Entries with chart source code

****************

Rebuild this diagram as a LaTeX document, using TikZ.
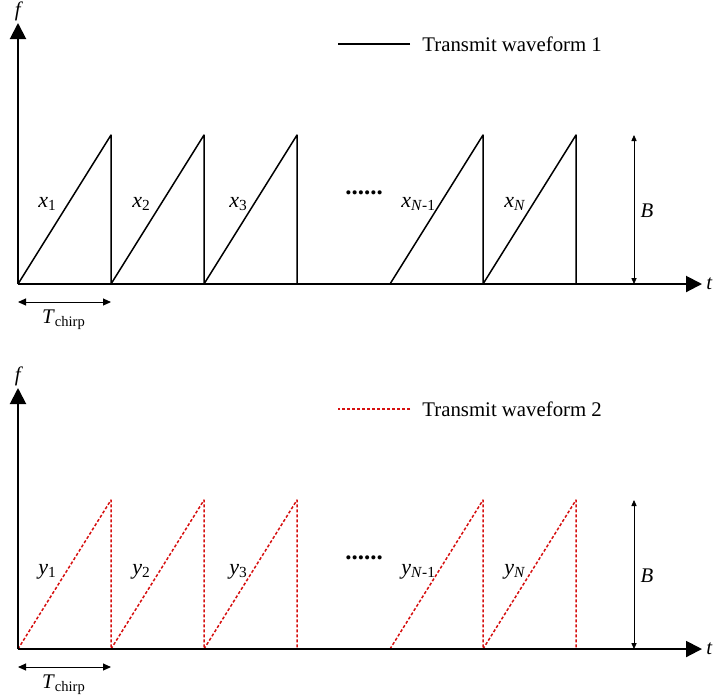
\documentclass[tikz,border=0pt]{standalone}
\usepackage{fontspec}
\setmainfont{Liberation Serif}
\usetikzlibrary{arrows.meta}
\definecolor{wavered}{RGB}{214,16,16}
\newcommand{\sig}[2]{\textit{#1}\textsubscript{#2}}

\begin{document}
\begin{tikzpicture}[x=0.5pt,y=-0.5pt, font=\fontsize{10.4}{12}\selectfont, line join=round,
	axis/.style={line width=1pt,-{Triangle[length=8pt,width=8pt]}},
	wave/.style={line width=0.75pt,black},
	wavedot/.style={line width=0.75pt,wavered,dash pattern=on 1.5pt off 1pt},
	chirplab/.style={anchor=base west,inner sep=0pt,font=\fontsize{11}{12}\selectfont},
	dimarrow/.style={line width=0.4pt,{Triangle[length=3pt,width=2.6pt]}-{Triangle[length=3pt,width=2.6pt]}},
	tarrow/.style={line width=0.5pt,{Triangle[length=4pt,width=3.5pt]}-{Triangle[length=4pt,width=3.5pt]}}]
	\useasboundingbox (0,0) rectangle (716,698);
	% two panels: x-chirps (solid) and y-chirps (red dotted)
	\foreach \dy/\sty/\s/\n in {0/wave/x/1, 365/wavedot/y/2}{
	\begin{scope}[shift={(0,\dy)}]
		\coordinate (O\n) at (18,284);
		% saw teeth
		\foreach \a in {18,111,204,390,483}
			\draw[\sty] (\a,284) -- (\a+93,135) -- (\a+93,284);
		\draw[axis] (O\n) -- (18,23);
		\draw[axis] (O\n) -- (702,284);
		\node (f\n) at (19,11) {\textit{f}};
		\node[anchor=east,inner sep=0pt] (t\n) at (713,284) {\textit{t}};
		% chirp labels
		\foreach \xx/\k/\lab in {38/1/1, 132/2/2, 229/3/3, 401/4/{\textit{N}-1}, 504/5/{\textit{N}}}
			\node[chirplab] (\s\k) at (\xx,207+\n*2-2) {\sig{\s}{\lab}};
		\node[anchor=base west,inner sep=0pt] (dots\n) at (345,194) {\fontsize{12.5}{12}\selectfont\textbf{......}};
		% bandwidth and chirp duration
		\coordinate (Btop\n) at (634,135);
		\coordinate (Bbot\n) at (634,284);
		\draw[dimarrow] (Btop\n) -- (Bbot\n);
		\node (B\n) at (647,211) {\textit{B}};
		\coordinate (Ts\n) at (18,302);
		\coordinate (Te\n) at (111,302);
		\draw[tarrow] (Ts\n) -- (Te\n);
		\node (T\n) at (64,320) {\sig{T}{chirp}};
		% legend
		\node[anchor=west,inner sep=0pt] (leg\n) at (422,44) {Transmit waveform \n};
		\draw[\sty] (leg\n.west) ++(-12,0) -- ++(-72,0);
	\end{scope}
	}
\end{tikzpicture}
\end{document}
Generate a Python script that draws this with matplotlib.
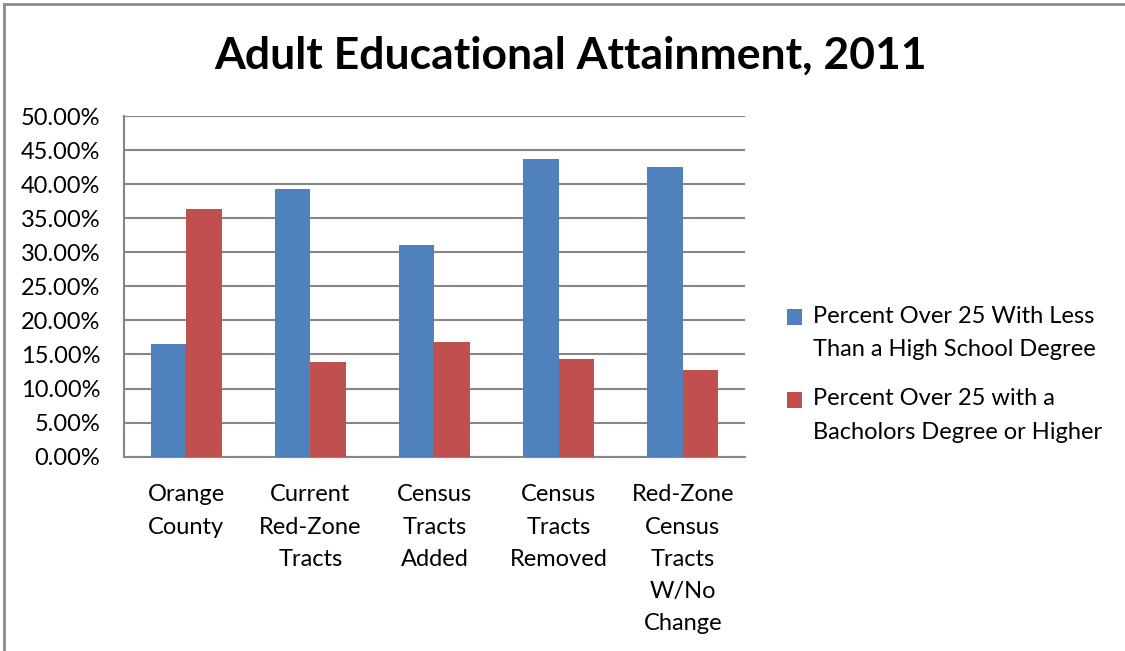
import numpy as np
import matplotlib.pyplot as plt
from matplotlib.lines import Line2D
from matplotlib.patches import Rectangle
from matplotlib.container import BarContainer
from matplotlib.legend_handler import HandlerPatch
from matplotlib.ticker import MultipleLocator, FuncFormatter

categories = ["Orange\nCounty", "Current\nRed-Zone\nTracts", "Census\nTracts\nAdded",
              "Census\nTracts\nRemoved", "Red-Zone\nCensus\nTracts\nW/No\nChange"]
less_than_hs = [16.5, 39.3, 31.1, 43.7, 42.5]
bachelors_plus = [36.4, 13.9, 16.8, 14.4, 12.7]
series_names = ["Percent Over 25 With Less\nThan a High School Degree",
                "Percent Over 25 with a\nBacholors Degree or Higher"]

plt.rcParams['font.family'] = ['Lato', 'DejaVu Sans']


def top_square(legend, orig_handle, xdescent, ydescent, width, height, fontsize):
    # put the legend key next to the first line of a two-line label
    return Rectangle((-xdescent, -ydescent + 0.68 * fontsize), width, height)


def from_first_bar(legend_patch, container):
    legend_patch.update_from(container.patches[0])


fig = plt.figure(figsize=(11.25, 6.51), dpi=100)
# chart border (only top and left edges fall inside the image)
fig.add_artist(Line2D([0.0036, 0.0036], [0, 0.9935], transform=fig.transFigure,
                      color='#8c8c8c', linewidth=2))
fig.add_artist(Line2D([0.0036, 1.0], [0.9935, 0.9935], transform=fig.transFigure,
                      color='#8c8c8c', linewidth=2))

ax = fig.add_axes([0.1102, 0.2985, 0.552, 0.5233])

x = np.arange(len(categories))
w = 0.2857
ax.bar(x - w/2, less_than_hs, w, color='#4f81bd', label=series_names[0], zorder=3)
ax.bar(x + w/2, bachelors_plus, w, color='#c0504d', label=series_names[1], zorder=3)

ax.set_xlim(-0.5, len(categories) - 0.5)
ax.set_ylim(0, 50)
ax.yaxis.set_major_locator(MultipleLocator(5))
ax.yaxis.set_major_formatter(FuncFormatter(lambda v, p: f"{v:.2f}%"))
ax.grid(axis='y', color='#868686', linewidth=1.5, zorder=0)

for s in ['top', 'right']:
    ax.spines[s].set_visible(False)
for s in ['left', 'bottom']:
    ax.spines[s].set_color('#868686')
    ax.spines[s].set_linewidth(1.5)

ax.set_xticks(x)
ax.set_xticklabels(categories, fontsize=17, linespacing=1.66)
ax.tick_params(axis='x', length=0, pad=20)
ax.tick_params(axis='y', length=0, labelsize=17, pad=17)

fig.text(0.507, 0.915, "Adult Educational Attainment, 2011", ha='center', va='center',
         fontsize=32, fontweight='bold')

leg = ax.legend(loc='center left', bbox_to_anchor=(0.681, 0.425), bbox_transform=fig.transFigure,
                frameon=False, fontsize=17, handlelength=0.64, handleheight=0.64,
                handletextpad=0.45, labelspacing=1.2,
                handler_map={BarContainer: HandlerPatch(patch_func=top_square,
                                                        update_func=from_first_bar)})
for t in leg.get_texts():
    t.set_linespacing(1.72)

fig.savefig("out.png", dpi=100)
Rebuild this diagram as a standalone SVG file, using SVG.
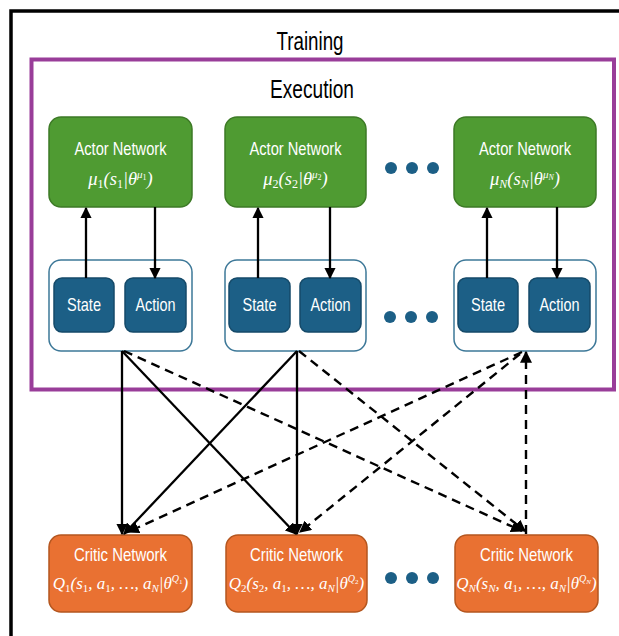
<svg xmlns="http://www.w3.org/2000/svg" width="619" height="636" viewBox="0 0 619 636">
<defs>
<style>
.lbl{font-family:"Liberation Sans Narrow","Liberation Sans",Arial,sans-serif;fill:#000;text-anchor:middle}
.wt{font-family:"Liberation Sans Narrow","Liberation Sans",Arial,sans-serif;fill:#fff;text-anchor:middle;font-size:18.5px}
.math{font-family:"Liberation Serif","DejaVu Serif",serif;font-style:italic;fill:#fff;text-anchor:middle}
.actor{fill:#4f9b32;stroke:#3d7a26;stroke-width:1.5}
.critic{fill:#e97132;stroke:#b4561f;stroke-width:1.5}
.cont{fill:#fff;stroke:#3d7898;stroke-width:1.5}
.sa{fill:#1c5f86;stroke:#154a69;stroke-width:1.5}
.dot{fill:#1c5f86}
.sol{stroke:#000;stroke-width:2.3;fill:none}
.dsh{stroke:#000;stroke-width:2.4;fill:none;stroke-dasharray:9 6}
</style>
<marker id="ah" viewBox="0 0 10 10" refX="9" refY="5" markerWidth="5" markerHeight="5" orient="auto-start-reverse" markerUnits="strokeWidth">
<path d="M0,0 L10,5 L0,10 z" fill="#000"/>
</marker>
</defs>
<rect width="619" height="636" fill="#fff"/>
<g id="training-frame">
<path d="M11,636 V11 H619" fill="none" stroke="#000" stroke-width="3.5"/>
<text class="lbl" x="310" y="50" font-size="26" textLength="67" lengthAdjust="spacingAndGlyphs">Training</text>
</g>
<g id="execution-frame">
<rect x="31.5" y="59.5" width="582.5" height="330" fill="none" stroke="#993d99" stroke-width="4"/>
<text class="lbl" x="312" y="98" font-size="26" textLength="84" lengthAdjust="spacingAndGlyphs">Execution</text>
</g>

<g id="actor1">
<rect class="actor" x="49" y="117" width="143" height="90" rx="12"/>
<text class="wt" x="120.5" y="155" textLength="92" lengthAdjust="spacingAndGlyphs">Actor Network</text>
<text class="math" x="120.5" y="185" font-size="18.5">μ<tspan font-size="12" dy="3" font-style="normal">1</tspan><tspan dy="-3">(s</tspan><tspan font-size="12" dy="3" font-style="normal">1</tspan><tspan dy="-3">|θ</tspan><tspan font-size="11" dy="-7">μ</tspan><tspan font-size="8" dy="2" font-style="normal">1</tspan><tspan dy="5">)</tspan></text>
</g>
<g id="actor2">
<rect class="actor" x="225" y="117" width="141" height="90" rx="12"/>
<text class="wt" x="295.5" y="155" textLength="92" lengthAdjust="spacingAndGlyphs">Actor Network</text>
<text class="math" x="295.5" y="185" font-size="18.5">μ<tspan font-size="12" dy="3" font-style="normal">2</tspan><tspan dy="-3">(s</tspan><tspan font-size="12" dy="3" font-style="normal">2</tspan><tspan dy="-3">|θ</tspan><tspan font-size="11" dy="-7">μ</tspan><tspan font-size="8" dy="2" font-style="normal">2</tspan><tspan dy="5">)</tspan></text>
</g>
<g id="actorN">
<rect class="actor" x="454" y="117" width="142" height="90" rx="12"/>
<text class="wt" x="525" y="155" textLength="92" lengthAdjust="spacingAndGlyphs">Actor Network</text>
<text class="math" x="525" y="185" font-size="18.5">μ<tspan font-size="12" dy="3">N</tspan><tspan dy="-3">(s</tspan><tspan font-size="12" dy="3">N</tspan><tspan dy="-3">|θ</tspan><tspan font-size="11" dy="-7">μ</tspan><tspan font-size="8" dy="2">N</tspan><tspan dy="5">)</tspan></text>
</g>

<g id="dots-top">
<circle class="dot" cx="391" cy="168" r="6"/>
<circle class="dot" cx="412" cy="168" r="6"/>
<circle class="dot" cx="433" cy="168" r="6"/>
</g>

<g id="env1">
<rect class="cont" x="49" y="260" width="143" height="91" rx="12"/>
<rect class="sa" x="54" y="278" width="60" height="54" rx="8"/>
<text class="wt" x="84" y="311" textLength="34" lengthAdjust="spacingAndGlyphs">State</text>
<rect class="sa" x="125" y="278" width="61" height="54" rx="8"/>
<text class="wt" x="155.5" y="311" textLength="40" lengthAdjust="spacingAndGlyphs">Action</text>
</g>
<g id="env2">
<rect class="cont" x="225" y="260" width="141" height="91" rx="12"/>
<rect class="sa" x="229" y="278" width="61" height="54" rx="8"/>
<text class="wt" x="259.5" y="311" textLength="34" lengthAdjust="spacingAndGlyphs">State</text>
<rect class="sa" x="300" y="278" width="61" height="54" rx="8"/>
<text class="wt" x="330.5" y="311" textLength="40" lengthAdjust="spacingAndGlyphs">Action</text>
</g>
<g id="envN">
<rect class="cont" x="454" y="260" width="142" height="91" rx="12"/>
<rect class="sa" x="458" y="278" width="60" height="54" rx="8"/>
<text class="wt" x="488" y="311" textLength="34" lengthAdjust="spacingAndGlyphs">State</text>
<rect class="sa" x="529" y="278" width="61" height="54" rx="8"/>
<text class="wt" x="559.5" y="311" textLength="40" lengthAdjust="spacingAndGlyphs">Action</text>
</g>

<g id="dots-mid">
<circle class="dot" cx="390" cy="317" r="6"/>
<circle class="dot" cx="411" cy="317" r="6"/>
<circle class="dot" cx="432" cy="317" r="6"/>
</g>

<g id="critic1">
<rect class="critic" x="49" y="535" width="143" height="77" rx="12"/>
<text class="wt" x="120.5" y="561" textLength="93" lengthAdjust="spacingAndGlyphs">Critic Network</text>
<text class="math" x="120.5" y="589" font-size="17">Q<tspan font-size="11" dy="3" font-style="normal">1</tspan><tspan dy="-3">(s</tspan><tspan font-size="11" dy="3" font-style="normal">1</tspan><tspan dy="-3">, a</tspan><tspan font-size="11" dy="3" font-style="normal">1</tspan><tspan dy="-3">, …, a</tspan><tspan font-size="11" dy="3">N</tspan><tspan dy="-3">|θ</tspan><tspan font-size="10" dy="-7">Q</tspan><tspan font-size="7" dy="2" font-style="normal">1</tspan><tspan dy="5">)</tspan></text>
</g>
<g id="critic2">
<rect class="critic" x="226" y="535" width="141" height="77" rx="12"/>
<text class="wt" x="296.5" y="561" textLength="93" lengthAdjust="spacingAndGlyphs">Critic Network</text>
<text class="math" x="296.5" y="589" font-size="17">Q<tspan font-size="11" dy="3" font-style="normal">2</tspan><tspan dy="-3">(s</tspan><tspan font-size="11" dy="3" font-style="normal">2</tspan><tspan dy="-3">, a</tspan><tspan font-size="11" dy="3" font-style="normal">1</tspan><tspan dy="-3">, …, a</tspan><tspan font-size="11" dy="3">N</tspan><tspan dy="-3">|θ</tspan><tspan font-size="10" dy="-7">Q</tspan><tspan font-size="7" dy="2" font-style="normal">2</tspan><tspan dy="5">)</tspan></text>
</g>
<g id="criticN">
<rect class="critic" x="455" y="535" width="143" height="77" rx="12"/>
<text class="wt" x="526.5" y="561" textLength="93" lengthAdjust="spacingAndGlyphs">Critic Network</text>
<text class="math" x="526.5" y="589" font-size="17">Q<tspan font-size="11" dy="3">N</tspan><tspan dy="-3">(s</tspan><tspan font-size="11" dy="3">N</tspan><tspan dy="-3">, a</tspan><tspan font-size="11" dy="3" font-style="normal">1</tspan><tspan dy="-3">, …, a</tspan><tspan font-size="11" dy="3">N</tspan><tspan dy="-3">|θ</tspan><tspan font-size="10" dy="-7">Q</tspan><tspan font-size="7" dy="2">N</tspan><tspan dy="5">)</tspan></text>
</g>

<g id="dots-bottom">
<circle class="dot" cx="391" cy="578" r="6"/>
<circle class="dot" cx="412" cy="578" r="6"/>
<circle class="dot" cx="433" cy="578" r="6"/>
</g>

<g id="connectors">
<line class="sol" x1="86" y1="278" x2="86" y2="208" marker-end="url(#ah)"/>
<line class="sol" x1="155" y1="207" x2="155" y2="278" marker-end="url(#ah)"/>
<line class="sol" x1="258" y1="278" x2="258" y2="208" marker-end="url(#ah)"/>
<line class="sol" x1="330" y1="207" x2="330" y2="278" marker-end="url(#ah)"/>
<line class="sol" x1="487" y1="278" x2="487" y2="208" marker-end="url(#ah)"/>
<line class="sol" x1="557" y1="207" x2="557" y2="278" marker-end="url(#ah)"/>

<line class="sol" x1="122" y1="351" x2="122" y2="534" marker-end="url(#ah)"/>
<line class="sol" x1="122" y1="351" x2="296" y2="534" marker-end="url(#ah)"/>
<line class="dsh" x1="124" y1="351" x2="522" y2="531" marker-end="url(#ah)"/>
<line class="sol" x1="297" y1="351" x2="297" y2="534" marker-end="url(#ah)"/>
<line class="sol" x1="297" y1="351" x2="124" y2="534" marker-end="url(#ah)"/>
<line class="dsh" x1="299" y1="351" x2="525" y2="531" marker-end="url(#ah)"/>
<line class="dsh" x1="526" y1="534" x2="526" y2="352" marker-end="url(#ah)"/>
<line class="dsh" x1="522" y1="352" x2="128" y2="532" marker-end="url(#ah)"/>
<line class="dsh" x1="520" y1="354" x2="300" y2="532" marker-end="url(#ah)"/>
</g>
</svg>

****************

**EXERCISE DIRECTIONS**
Pictures are excluded. Repeat exactly the lines from the one containing "Generate a Python" to the one containing "from matplotlib.ticker import", inclusive.

**REPLY TO THE TASK**
Generate a Python script that draws this with matplotlib.
import numpy as np
import matplotlib.pyplot as plt
from matplotlib.lines import Line2D
from matplotlib.patches import Rectangle
from matplotlib.container import BarContainer
from matplotlib.legend_handler import HandlerPatch
from matplotlib.ticker import MultipleLocator, FuncFormatter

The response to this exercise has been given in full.